Je repense à Beans, percutant long métrage de la Montréalaise Tracey Deer, que j’ai vu durant l’été. Une mère mohawk fait ses courses dans une épicerie où elle a ses habitudes, pendant la crise d’Oka. Devant sa fille, à la caisse, on refuse de la servir.

À l’extérieur, elle se fait insulter par des Blancs. Craignant pour la sécurité de sa famille, elle quitte la réserve et est accueillie en route par une pluie de pierres, lancées par des passants en furie. Une vitre de sa voiture vole en éclats.

Sa fille, préadolescente, en est terrorisée. Aux nouvelles, elle découvre qu’on traite les gens de son peuple de « sauvages ». J’ai vu cette scène, où des Québécois francophones se déchaînent sur des Autochtones avec des propos racistes sans nom, et je me suis dit que la cinéaste, qui a vécu ces évènements à un jeune âge, avait sans doute exagéré. J’avais 17 ans à l’époque et je n’ai pas de souvenir de débordements aussi hideux.

Mais des images d’archives se sont mêlées à la fiction et j’ai compris que ce flot raciste avait bel et bien existé, que cette rage avait été nourrie, que Gilles Proulx, présent à ce jour dans les médias, avait ni plus ni moins incité à la haine contre les Autochtones.

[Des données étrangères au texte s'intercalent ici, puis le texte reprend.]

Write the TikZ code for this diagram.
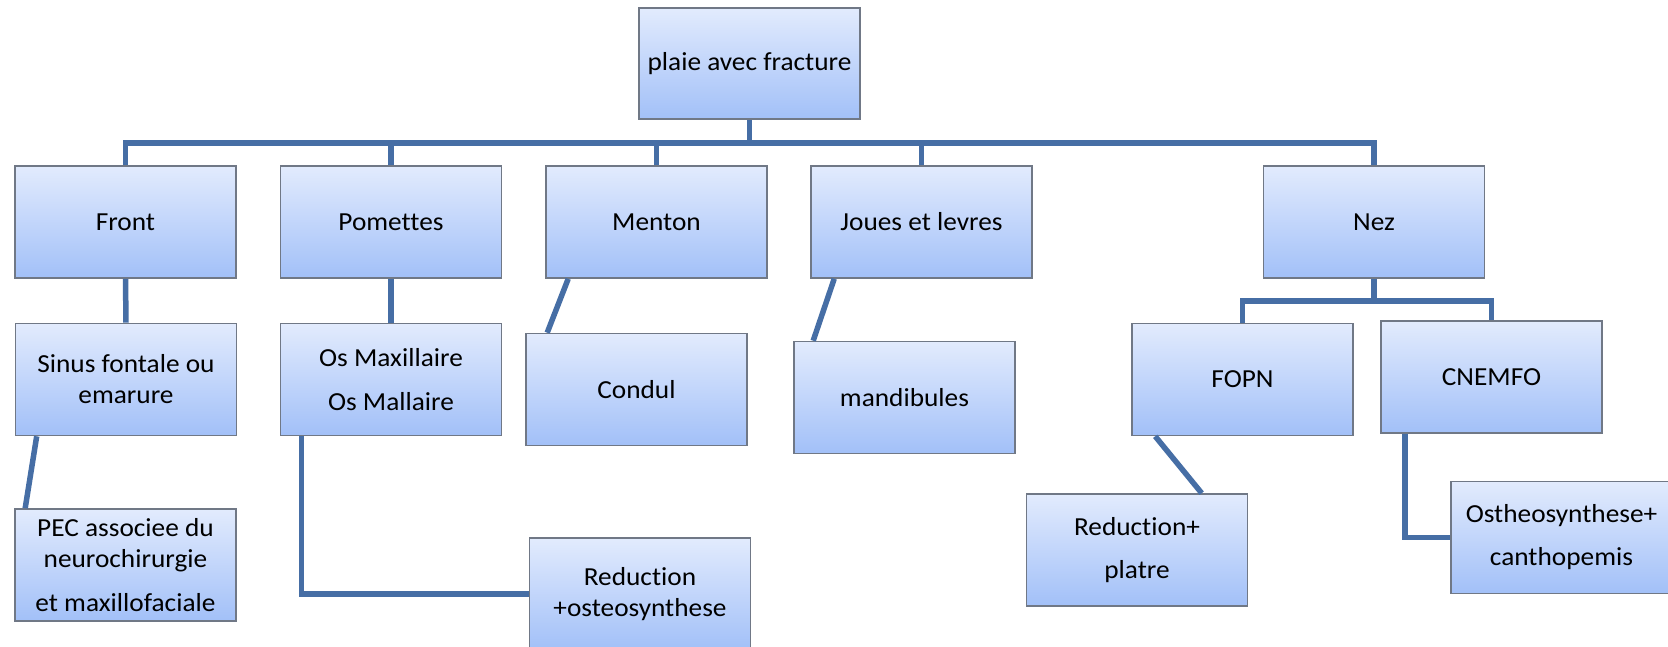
\documentclass[tikz,border=0pt]{standalone}
\usepackage{fontspec}
\setmainfont[Ligatures=NoCommon,FakeStretch=1.05]{Carlito}
\definecolor{boxtop}{RGB}{226,235,253}
\definecolor{boxbot}{RGB}{162,192,248}
\definecolor{boxline}{RGB}{112,120,134}
\definecolor{connc}{RGB}{70,110,165}
\tikzset{
  box/.style={rectangle, draw=boxline, line width=1.6pt, top color=boxtop, bottom color=boxbot,
    minimum width=221pt, minimum height=112pt, inner sep=0pt, align=center,
    font=\fontsize{26}{31}\selectfont, text=black},
  conn/.style={draw=connc, line width=5.5pt}
}
\begin{document}
\begin{tikzpicture}[x=1pt,y=-1pt]
\clip (0,0) rectangle (1668,647);
\fill[white] (0,0) rectangle (1668,647);
\coordinate (bus) at (0,143);
\coordinate (nezbus) at (0,301);
% nodes
\node[box, minimum height=111pt] (root) at (749.5,63.5) {plaie avec fracture};
\node[box] (front) at (125.5,222) {Front};
\node[box] (pom) at (391,222) {Pomettes};
\node[box] (menton) at (656.5,222) {Menton};
\node[box] (joues) at (921.5,222) {Joues et levres};
\node[box] (nez) at (1374,222) {Nez};
\node[box] (sinus) at (126,379.5) {Sinus fontale ou\\emarure};
\node[box] (os) at (391,379.5) {Os Maxillaire\\[13pt]Os Mallaire};
\node[box] (condul) at (636.5,389.5) {Condul};
\node[box] (mand) at (904.5,397.5) {mandibules};
\node[box] (fopn) at (1242.5,379.5) {FOPN};
\node[box] (cnemfo) at (1491.5,377) {CNEMFO};
\node[box] (pec) at (125.5,565) {PEC associee du\\neurochirurgie\\[13pt]et maxillofaciale};
\node[box] (redost) at (640,594) {Reduction\\+osteosynthese};
\node[box] (redpl) at (1137,550) {Reduction+\\[12pt]platre};
\node[box] (ostheo) at (1561.5,537.5) {Ostheosynthese+\\[12pt]canthopemis};
% connectors
\draw[conn] (root.south) -- (root.south |- bus);
\draw[conn] (front.north) -- (front.north |- bus) -- (nez.north |- bus) -- (nez.north);
\draw[conn] (pom.north) -- (pom.north |- bus);
\draw[conn] (menton.north) -- (menton.north |- bus);
\draw[conn] (joues.north) -- (joues.north |- bus);
\draw[conn] (front.south) -- (sinus.north);
\draw[conn] (pom.south) -- (os.north);
\draw[conn] ([xshift=22pt]sinus.south west) -- ([xshift=11pt]pec.north west);
\draw[conn] ([xshift=22pt]os.south west) |- (redost.west);
\draw[conn] ([xshift=23pt]menton.south west) -- ([xshift=22pt]condul.north west);
\draw[conn] ([xshift=24pt]joues.south west) -- ([xshift=20pt]mand.north west);
\draw[conn] (nez.south) -- (nez.south |- nezbus);
\draw[conn] (fopn.north) -- (fopn.north |- nezbus) -- (cnemfo.north |- nezbus) -- (cnemfo.north);
\draw[conn] ([xshift=24pt]fopn.south west) -- ([xshift=176pt]redpl.north west);
\draw[conn] ([xshift=25pt]cnemfo.south west) |- (ostheo.west);
\end{tikzpicture}
\end{document}
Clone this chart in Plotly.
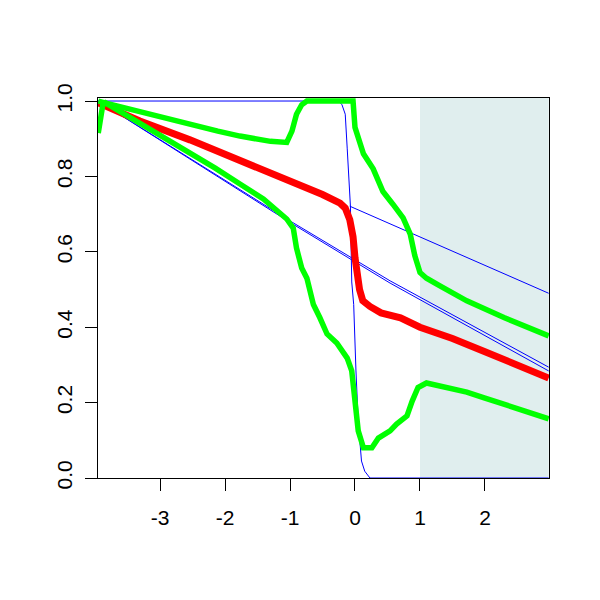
import plotly.graph_objects as go

# ---- data ----
red_x = [-3.95, -3.31, -2.54, -1.77, -1.0, -0.5, -0.23, -0.15, -0.08, -0.03, 0.0, 0.03, 0.07, 0.12,
         0.23, 0.4, 0.7, 1.0, 1.5, 2.0, 2.5, 2.98]
red_y = [0.995, 0.947, 0.897, 0.843, 0.788, 0.752, 0.729, 0.716, 0.685, 0.64, 0.585, 0.53, 0.5, 0.47,
         0.455, 0.438, 0.425, 0.40, 0.37, 0.335, 0.30, 0.265]

gup_x = [-3.95, -3.85, -2.11, -1.77, -1.3, -1.05, -0.97, -0.9, -0.82, -0.74, -0.5, -0.1, -0.03,
         0.0, 0.13, 0.28, 0.43, 0.58, 0.74, 0.85, 0.92, 1.0, 1.1, 1.3, 1.72, 2.3, 2.98]
gup_y = [1.0, 0.995, 0.92, 0.907, 0.893, 0.89, 0.92, 0.965, 0.99, 1.0, 1.0, 1.0, 1.0,
         0.93, 0.86, 0.82, 0.76, 0.727, 0.69, 0.647, 0.59, 0.545, 0.53, 0.51, 0.47, 0.425, 0.377]

glo_x = [-3.95, -3.92, -3.88, -3.84, -3.49, -2.97, -2.15, -1.77, -1.41, -1.05, -0.95, -0.9, -0.82,
         -0.74, -0.64, -0.54, -0.43, -0.28, -0.12, -0.05, 0.0, 0.05, 0.13, 0.26, 0.36, 0.54, 0.64,
         0.8, 0.88, 0.97, 1.1, 1.4, 1.72, 2.0, 2.5, 2.98]
glo_y = [0.915, 0.96, 0.99, 0.995, 0.96, 0.907, 0.822, 0.78, 0.74, 0.687, 0.663, 0.61, 0.557,
         0.53, 0.46, 0.425, 0.382, 0.358, 0.318, 0.284, 0.196, 0.125, 0.08, 0.08, 0.106, 0.125, 0.143,
         0.165, 0.204, 0.24, 0.252, 0.242, 0.228, 0.212, 0.185, 0.157]

blue_a_x = [-3.95, -1.92, -1.0, 0.54, 2.98]
blue_a_y = [1.0, 0.782, 0.682, 0.523, 0.294]
blue_b_x = [-3.95, -1.92, -1.0, 0.54, 2.98]
blue_b_y = [1.0, 0.778, 0.678, 0.517, 0.284]

blue_c_x = [-0.08, 2.98]
blue_c_y = [0.721, 0.49]

step_x = [-3.95, -0.25, -0.2, -0.15, -0.12, -0.09, -0.07, -0.05, -0.02, 0.015, 0.05, 0.1, 0.15, 0.23, 2.98]
step_y = [1.0, 1.0, 0.99, 0.965, 0.875, 0.79, 0.72, 0.52, 0.46, 0.284, 0.15, 0.045, 0.018, 0.0, 0.0]

shade_x = [1.0, 2.98]
x_ticks = [-3, -2, -1, 0, 1, 2]
y_ticks = [0.0, 0.2, 0.4, 0.6, 0.8, 1.0]
y_tick_text = ["0.0", "0.2", "0.4", "0.6", "0.8", "1.0"]

BLUE = "#0000FF"
RED = "#FF0000"
GREEN = "#00FF00"

fig = go.Figure()
for xs, ys in [(step_x, step_y), (blue_a_x, blue_a_y), (blue_b_x, blue_b_y), (blue_c_x, blue_c_y)]:
    fig.add_trace(go.Scatter(x=xs, y=ys, mode="lines", line=dict(color=BLUE, width=1), hoverinfo="skip"))
fig.add_trace(go.Scatter(x=red_x, y=red_y, mode="lines", line=dict(color=RED, width=7), hoverinfo="skip"))
fig.add_trace(go.Scatter(x=gup_x, y=gup_y, mode="lines", line=dict(color=GREEN, width=5.5), hoverinfo="skip"))
fig.add_trace(go.Scatter(x=glo_x, y=glo_y, mode="lines", line=dict(color=GREEN, width=5.5), hoverinfo="skip"))

fig.add_shape(type="rect", xref="x", yref="paper", x0=shade_x[0], x1=shade_x[1], y0=0, y1=1,
              fillcolor="#E0EEEE", line=dict(width=0), layer="below")

font = dict(family="Liberation Sans, Arial", size=21, color="black")
fig.update_layout(
    width=600, height=600, showlegend=False,
    paper_bgcolor="white", plot_bgcolor="white",
    margin=dict(l=90, r=59, t=90, b=130),
    font=font,
    xaxis=dict(range=[-3.954, 2.985], tickvals=x_ticks, ticktext=[str(v) for v in x_ticks],
               showgrid=False, zeroline=False, showline=True, mirror=True, linecolor="black",
               linewidth=1, ticks="outside", ticklen=12, tickcolor="black", tickfont=font,
               ticklabelstandoff=9),
    yaxis=dict(range=[0, 1.008], tickvals=y_ticks, ticktext=y_tick_text,
               showgrid=False, zeroline=False, showline=True, mirror=True, linecolor="black",
               linewidth=1, ticks="outside", ticklen=12, tickcolor="black", tickfont=font,
               tickangle=-90, ticklabelstandoff=5),
)
fig.write_html("out.html")
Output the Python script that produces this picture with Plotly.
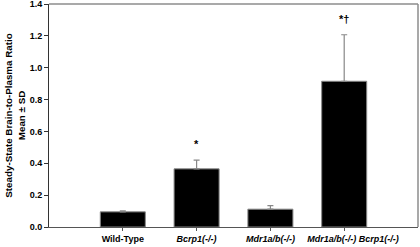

Pour qu’une telle meute ait ainsi pu s’exprimer, pour qu’elle ait été tolérée, pour que son discours haineux ait pu être aussi banalisé, dans nos rues, dans nos médias, par nos élus, il faut davantage que du racisme isolé et individuel. Il faut un terreau fertile pour que des idées continuent de fleurir. Il faut un air vicié, nauséabond, chargé de doléances et de préjugés, qui s’infiltre insidieusement, depuis des décennies, dans toutes les sphères de la société.

Cet air ambiant qui charrie des effluves du passé, de son histoire honteuse, de sa colonisation, de ses exactions, de son projet d’assimilation, on le respire tous, même quand on le nie, dictionnaire à l’appui.